Notice that method __init__ does not confirm that its precondition for parameter scheme is met. The same is true of other methods with preconditions. A method simply assumes that its preconditions are true, and makes no promises about what will happen if they are not.

Summary

Part 1: Define the API for the class

1. Class name and description. Pick a noun to be the name of the class, write a one-line summary of what that class represents, and (optionally) write a longer, more detailed description.

2. Example. Write some simple examples of client code that uses your class. 3. Public methods. Decide what services your class should provide. For each, define the API for a method that will

provide the action.

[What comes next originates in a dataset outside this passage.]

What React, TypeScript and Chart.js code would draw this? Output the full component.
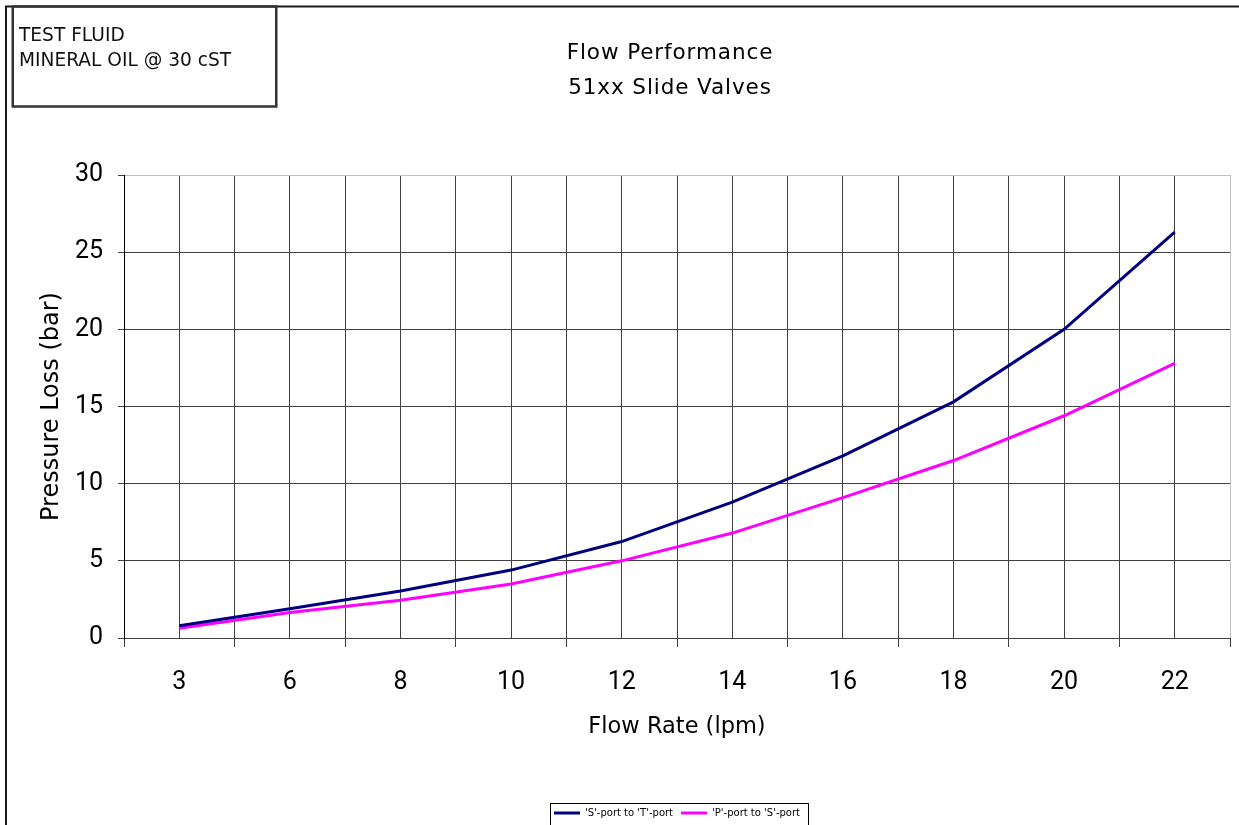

Use the first four steps of the Function Design Recipe to do so:

(1) Header (2) Type Contract (3) Example (4) Description

4. Public attributes. Decide what data you would like client code to be able to access without calling a method. Add a section to your class docstring after the longer description, specifying the type, name, and description of each of these attributes.

Part 2: Implement the class

5. Internal attributes. Define the type, name, and description of each of the internal attributes. Put this in a class comment (using the hash symbol) below the class docstring.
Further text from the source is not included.